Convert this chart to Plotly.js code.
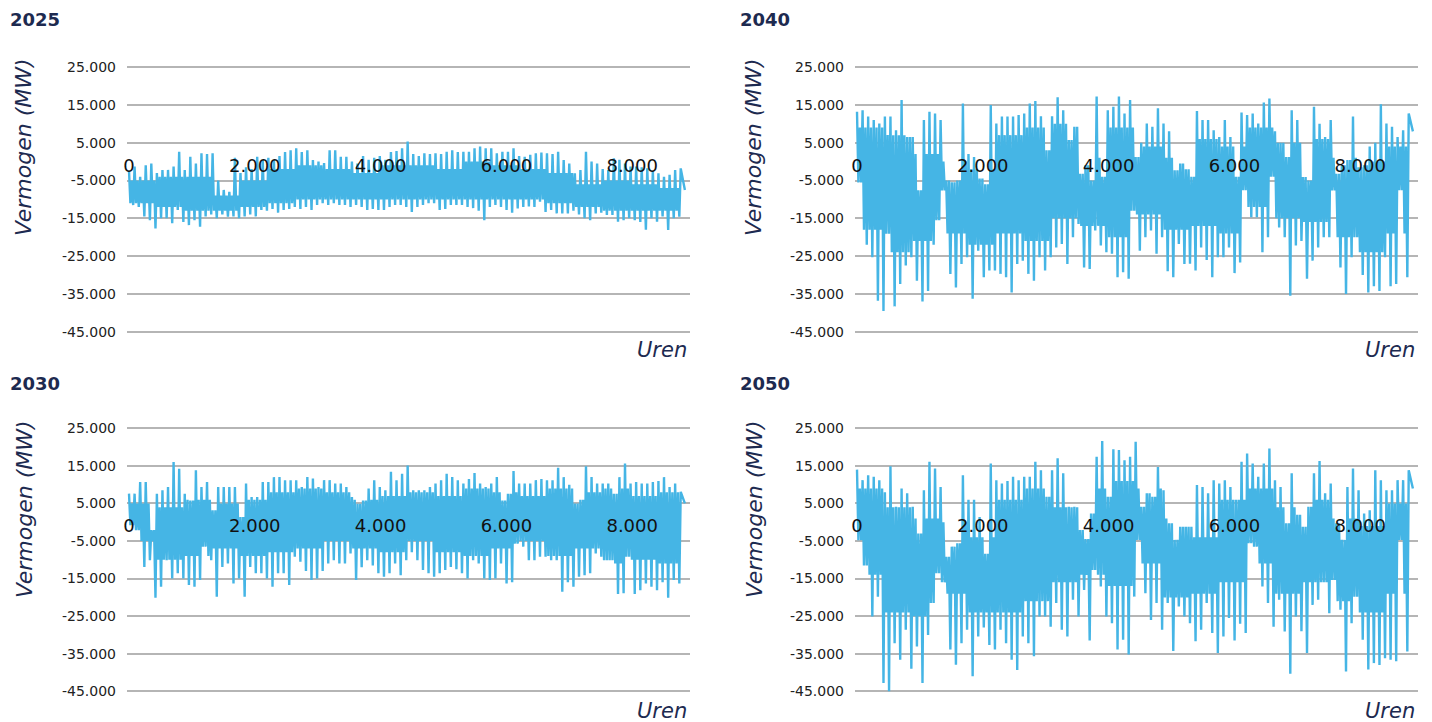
<!DOCTYPE html>
<html><head><meta charset="utf-8">
<script src="https://cdn.plot.ly/plotly-3.0.1.min.js"></script>
<style>html,body{margin:0;padding:0;background:#fff;}#chart{width:1432px;height:722px;}</style>
</head><body><div id="chart"></div>
<script>
// ---- data ----
const panelTitles = ['2025', '2040', '2030', '2050'];
const yTitle = 'Vermogen (MW)';
const xTitle = 'Uren';
const yTickVals = [25000, 15000, 5000, -5000, -15000, -25000, -35000, -45000];
const yTickText = ['25.000', '15.000', '5.000', '-5.000', '-15.000', '-25.000', '-35.000', '-45.000'];
const xTickVals = [0, 2000, 4000, 6000, 8000];
const xTickText = ['0', '2.000', '4.000', '6.000', '8.000'];

// Each series: 100 consecutive windows; per window the highest and lowest value (GW)
const peak2025 = [-2.5,-1.3,-4.0,-1.0,-0.5,-3.0,-2.2,-2.2,-1.3,2.6,-2.2,1.3,-0.5,2.2,2.0,2.2,-5.0,-7.5,-8.0,1.0,-3.0,-1.5,-2.0,1.3,0.5,1.0,0.5,1.5,2.5,3.0,3.5,2.5,3.0,0.4,0.0,-0.4,3.0,3.0,1.3,1.3,0.0,-0.5,1.5,0.5,1.0,1.5,0.5,2.5,2.8,3.5,5.3,2.0,1.5,2.2,2.0,2.2,2.0,2.6,3.0,2.5,2.6,2.6,3.5,4.0,3.5,3.5,2.2,2.6,2.6,3.5,1.5,1.3,1.8,2.2,2.4,2.2,2.0,2.6,0.4,-0.5,-3.1,-2.2,2.6,0.0,-0.5,-2.0,-2.2,0.9,0.5,-0.5,-1.3,-1.3,-1.5,-1.8,-2.5,-3.1,-4.0,-3.5,-2.2,-1.8];
const low2025 = [-11.5,-12.0,-14.5,-15.5,-17.7,-15.0,-15.0,-16.3,-12.8,-16.0,-16.8,-15.5,-17.2,-14.5,-14.0,-15.0,-14.0,-14.6,-14.5,-15.0,-14.5,-14.0,-14.5,-12.8,-13.0,-12.5,-13.5,-12.8,-12.5,-12.0,-12.5,-12.0,-12.8,-11.5,-11.0,-11.5,-11.0,-11.5,-11.5,-12.0,-11.5,-12.0,-12.8,-12.5,-12.8,-12.8,-12.0,-11.5,-11.5,-12.0,-13.3,-12.0,-11.5,-11.0,-11.0,-12.8,-12.5,-11.5,-11.5,-11.5,-12.0,-12.3,-13.0,-15.5,-12.0,-11.5,-12.0,-12.8,-13.5,-12.4,-12.0,-11.9,-12.0,-10.6,-13.3,-12.8,-13.7,-13.7,-13.7,-13.0,-14.0,-15.0,-15.5,-13.7,-13.5,-14.1,-14.1,-15.9,-15.5,-15.0,-15.5,-16.0,-18.0,-15.0,-15.9,-14.5,-18.1,-15.0,-14.6,-7.5];
// dense core of the band, per 20 blocks of 5 windows (GW)
const coreTop2025 = [-5,-4,-4,-9,-5,-2,-1,-2,-3,-1,-1,-2,0,-1,-2,-3,-6,-5,-6,-7];
const coreBot2025 = [-11,-12,-13,-13,-12,-11,-10,-10,-10,-10,-10,-10,-10,-10,-10,-11,-12,-13,-13,-13];

const peak2040 = [13.2,13.6,11.9,11.0,10.1,11.9,11.9,8.3,16.3,6.5,6.5,-7.6,11.0,13.2,12.7,11.0,-5.0,-5.5,-5.0,15.4,2.0,1.2,-4.5,-6.0,15.0,10.1,11.9,11.9,11.9,12.3,12.7,15.4,16.0,12.0,3.0,12.0,17.0,13.6,5.7,9.2,-3.2,-1.0,-5.0,17.2,-4.0,13.6,14.5,17.2,12.7,16.3,1.2,5.0,10.1,9.2,14.1,10.1,8.0,-2.3,-0.5,-2.0,-4.0,13.4,11.0,11.0,8.3,6.5,11.0,6.5,-4.0,13.0,12.3,12.7,10.1,15.6,16.7,8.0,5.0,1.2,13.6,11.0,-4.1,-5.0,14.5,10.0,6.5,11.0,-3.2,-1.0,0.4,11.9,-1.5,-1.0,4.0,5.0,15.2,10.1,9.2,6.5,8.3,12.7];
const low2040 = [-5.5,-22.0,-25.3,-36.8,-39.5,-19.1,-38.3,-32.4,-27.5,-25.3,-31.5,-37.0,-34.2,-22.0,-15.5,-7.6,-29.7,-33.3,-27.1,-25.3,-36.3,-23.6,-30.6,-28.8,-28.8,-29.7,-30.6,-34.6,-27.1,-26.2,-29.7,-31.5,-25.3,-28.8,-25.3,-22.7,-21.8,-27.1,-20.0,-16.5,-28.0,-28.4,-18.2,-22.2,-24.0,-24.4,-30.6,-29.3,-31.0,-13.0,-23.6,-20.0,-18.2,-24.4,-20.0,-29.0,-30.6,-21.8,-27.1,-27.0,-28.8,-22.7,-26.0,-30.6,-25.3,-25.3,-22.7,-29.5,-26.7,-7.6,-14.7,-14.7,-24.0,-20.0,-4.0,-17.4,-20.0,-35.5,-22.2,-21.0,-31.0,-26.2,-22.7,-20.0,-20.0,-7.6,-28.0,-35.0,-25.3,-20.0,-30.0,-34.6,-33.0,-34.2,-25.3,-33.0,-32.4,-7.6,-30.6,8.0];
const coreTop2040 = [9,7,2,0,-2,7,9,10,1,9,4,1,6,4,9,5,6,1,0,4];
const coreBot2040 = [-18,-24,-21,-19,-22,-19,-21,-15,-17,-20,-14,-18,-17,-19,-12,-15,-16,-20,-24,-19];

const peak2030 = [7.6,7.6,10.7,10.7,-2.1,7.6,8.5,9.4,16.0,14.2,7.6,5.8,13.8,9.4,10.7,3.2,9.4,9.4,9.4,9.4,1.4,10.3,6.7,6.7,10.7,10.7,12.0,12.0,11.2,11.2,11.2,9.4,12.0,11.6,9.4,11.2,11.2,10.3,10.3,9.4,6.7,4.9,5.8,9.0,11.2,9.4,8.5,13.4,11.2,12.9,15.1,8.5,8.5,8.5,9.4,10.3,11.2,12.9,12.0,11.2,10.3,11.5,13.1,10.3,9.4,10.3,12.0,5.8,7.6,13.6,10.3,10.3,10.3,11.2,11.5,11.2,11.2,14.5,12.0,10.0,5.0,6.0,14.9,12.0,10.3,10.3,10.3,7.6,12.0,15.6,10.3,10.7,10.3,10.3,10.7,11.0,12.0,9.4,10.3,8.1];
const low2030 = [-0.8,-2.1,-11.9,-10.1,-20.1,-17.2,-10.1,-15.0,-13.6,-15.0,-16.7,-17.2,-15.4,-6.5,-10.1,-19.8,-11.9,-11.0,-16.3,-15.0,-19.8,-11.9,-13.6,-13.6,-15.0,-17.2,-13.6,-13.6,-16.7,-9.2,-10.5,-13.0,-15.4,-15.0,-13.0,-11.0,-10.1,-11.0,-11.0,-8.3,-15.4,-12.0,-10.1,-11.5,-13.6,-14.5,-13.6,-11.0,-14.1,-10.1,-8.0,-10.1,-12.7,-13.6,-14.5,-13.6,-12.7,-11.9,-12.5,-13.6,-15.0,-10.1,-11.0,-15.0,-15.4,-15.0,-11.0,-16.3,-16.0,-5.7,-6.5,-10.1,-10.1,-9.2,-9.2,-10.1,-10.1,-18.5,-16.0,-17.2,-14.5,-14.1,-13.6,-8.3,-9.2,-10.1,-10.1,-19.1,-18.9,-9.2,-19.1,-18.1,-16.3,-17.2,-18.1,-16.0,-20.1,-15.4,-16.3,5.0];
const coreTop2030 = [5,4,6,5,6,8,9,8,6,7,8,7,9,8,7,9,8,9,7,8];
const coreBot2030 = [-5,-10,-9,-7,-9,-8,-7,-5,-7,-8,-5,-8,-9,-7,-5,-9,-7,-11,-10,-11];

const peak2050 = [14.0,11.2,12.5,12.1,11.2,8.0,14.9,4.1,9.0,7.7,4.1,-3.0,8.5,16.1,14.3,9.4,-9.2,-6.5,-5.6,12.5,6.0,6.0,1.4,-8.4,15.6,11.2,10.3,11.0,12.1,11.2,12.1,12.1,16.1,13.8,6.8,13.8,17.0,13.0,4.1,4.1,-2.1,-4.5,2.3,17.4,21.6,6.8,19.4,19.2,16.5,17.4,21.4,4.1,7.7,6.8,14.7,8.5,-0.3,-4.7,-1.2,-1.2,-1.2,9.9,9.4,7.7,11.2,10.3,11.2,9.4,6.0,16.1,18.3,15.6,12.1,15.6,19.6,11.2,9.4,-0.3,13.0,2.0,-1.2,4.1,13.0,16.3,7.7,10.3,-0.3,-4.7,9.4,14.3,8.5,2.3,3.2,13.8,11.2,8.5,8.5,11.2,11.2,13.8];
const low2050 = [-4.8,-11.5,-25.1,-19.8,-42.8,-45.0,-32.2,-36.6,-28.6,-39.0,-33.1,-42.8,-30.0,-21.5,-13.6,-16.0,-33.9,-37.9,-32.2,-28.6,-41.0,-30.4,-28.0,-32.7,-33.9,-28.6,-32.2,-36.6,-39.3,-30.4,-32.2,-35.7,-25.1,-25.1,-27.8,-21.5,-28.6,-30.4,-20.6,-25.1,-18.0,-31.5,-12.7,-17.1,-25.1,-26.9,-33.9,-31.3,-35.2,-19.8,-4.7,-18.9,-26.0,-21.5,-28.6,-21.5,-34.3,-22.4,-25.1,-26.9,-31.7,-28.6,-21.5,-29.5,-34.8,-30.4,-25.5,-31.5,-27.0,-29.5,-5.6,-6.5,-17.1,-21.5,-27.8,-20.6,-29.1,-40.3,-25.1,-29.0,-34.8,-22.0,-20.6,-16.0,-24.2,-15.4,-23.3,-39.7,-26.9,-19.8,-31.3,-39.2,-37.5,-38.0,-36.2,-36.6,-37.0,-4.7,-34.4,9.0];
const coreTop2050 = [9,4,1,0,-4,6,9,4,9,11,9,1,-4,6,9,4,6,1,-1,5];
const coreBot2050 = [-14,-24,-25,-19,-24,-24,-21,-16,-14,-17,-11,-20,-19,-16,-11,-19,-16,-21,-24,-19];

const HOURS_PER_WINDOW = 88.6;   // ~ span of the hourly series / 100 windows
const WINDOWS_PER_BLOCK = 5;
const MW_PER_GW = 1000;

// ---- build: per window peak -> core bottom -> core top -> low ----
function build(peak, low, coreTop, coreBot) {
  const x = [], y = [];
  for (let i = 0; i < peak.length; i++) {
    const b = Math.floor(i / WINDOWS_PER_BLOCK);
    const last = i === peak.length - 1;
    const ct = Math.min(coreTop[b], peak[i]), cb = Math.max(coreBot[b], low[i]);
    x.push(i * HOURS_PER_WINDOW);          y.push(peak[i] * MW_PER_GW);
    if (!last) {
      x.push((i + 0.25) * HOURS_PER_WINDOW); y.push(cb * MW_PER_GW);
      x.push((i + 0.5) * HOURS_PER_WINDOW);  y.push(ct * MW_PER_GW);
    }
    x.push((i + 0.75) * HOURS_PER_WINDOW); y.push(low[i] * MW_PER_GW);
  }
  return {x, y};
}
const seriesList = [
  build(peak2025, low2025, coreTop2025, coreBot2025),
  build(peak2040, low2040, coreTop2040, coreBot2040),
  build(peak2030, low2030, coreTop2030, coreBot2030),
  build(peak2050, low2050, coreTop2050, coreBot2050)
];

const W = 1432, H = 722;
const px = v => v / W, py = v => 1 - v / H;
const LINE = '#45b5e5', GRID = '#b5b5b5', NAVY = '#1d2a50';
const FONT = 'DejaVu Sans, Open Sans, sans-serif';

// panel geometry (pixels): [plotLeft, plotRight, top(25000), bottom(-45000)]
const geo = [[127, 690, 67.1, 331.7], [855, 1418, 67.1, 331.7], [127, 690, 428.3, 691.3], [855, 1418, 428.3, 691.3]];
const Y0 = -45500, Y1 = 25500, X0 = -32, X1 = 8919;

const traces = [];
const layout = {
  width: W, height: H, margin: {l: 0, r: 0, t: 0, b: 0},
  paper_bgcolor: '#fff', plot_bgcolor: 'rgba(0,0,0,0)', showlegend: false,
  annotations: []
};
geo.forEach((g, i) => {
  const n = i === 0 ? '' : String(i + 1);
  const [L, R, T, B] = g;
  const pxPer = (B - T) / 70000;
  const top = T - (Y1 - 25000) * pxPer, bot = B + (-45000 - Y0) * pxPer;
  const zeroPx = T + 25000 * pxPer;
  traces.push({type: 'scatter', mode: 'lines', x: seriesList[i].x, y: seriesList[i].y,
    xaxis: 'x' + n, yaxis: 'y' + n, line: {color: LINE, width: 2.4}, hoverinfo: 'skip'});
  layout['xaxis' + n] = {domain: [px(L), px(R)], range: [X0, X1], anchor: 'free', position: py(zeroPx - 9),
    showgrid: false, zeroline: false, showline: false, ticks: '',
    tickmode: 'array', tickvals: xTickVals, ticktext: xTickText,
    tickfont: {family: FONT, size: 18, color: '#111'}};
  layout['yaxis' + n] = {domain: [py(bot), py(top)], range: [Y0, Y1], anchor: 'x' + n,
    showgrid: true, gridcolor: GRID, gridwidth: 2, zeroline: false, showline: false, ticks: '',
    tickmode: 'array', tickvals: yTickVals, ticktext: yTickText, ticklabelstandoff: 10,
    tickfont: {family: FONT, size: 14, color: '#222'}};
  const leftEdge = i % 2 === 0 ? 0 : 730;
  layout.annotations.push({xref: 'paper', yref: 'paper', x: px(leftEdge + 8), y: py(i < 2 ? 20 : 383), xanchor: 'left', yanchor: 'middle',
    text: panelTitles[i], showarrow: false, font: {family: FONT, size: 18, color: NAVY, weight: 700}});
  layout.annotations.push({xref: 'paper', yref: 'paper', x: px(leftEdge + 24), y: py(i < 2 ? 147 : 509), xanchor: 'center', yanchor: 'middle',
    text: '<i>' + yTitle + '</i>', textangle: -90, showarrow: false, font: {family: FONT, size: 22, color: NAVY}});
  layout.annotations.push({xref: 'paper', yref: 'paper', x: px(R - 1), y: py(i < 2 ? 350 : 711), xanchor: 'right', yanchor: 'middle',
    text: '<i>' + xTitle + '</i>', showarrow: false, font: {family: FONT, size: 21, color: NAVY}});
});
Plotly.newPlot('chart', traces, layout, {displayModeBar: false, staticPlot: true});
</script></body></html>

.....

WHAT IS EXPECTED
Repeat only what lies between the start of the data and the end of the line containing "const xTickText = ['0', '2.000', '4.000', '6.000', '8.000'];", exactly, with pictures left out.

SOLUTION FOR THIS EXERCISE
Convert this chart to Plotly.js code.
<!DOCTYPE html>
<html><head><meta charset="utf-8">
<script src="https://cdn.plot.ly/plotly-3.0.1.min.js"></script>
<style>html,body{margin:0;padding:0;background:#fff;}#chart{width:1432px;height:722px;}</style>
</head><body><div id="chart"></div>
<script>
// ---- data ----
const panelTitles = ['2025', '2040', '2030', '2050'];
const yTitle = 'Vermogen (MW)';
const xTitle = 'Uren';
const yTickVals = [25000, 15000, 5000, -5000, -15000, -25000, -35000, -45000];
const yTickText = ['25.000', '15.000', '5.000', '-5.000', '-15.000', '-25.000', '-35.000', '-45.000'];
const xTickVals = [0, 2000, 4000, 6000, 8000];
const xTickText = ['0', '2.000', '4.000', '6.000', '8.000'];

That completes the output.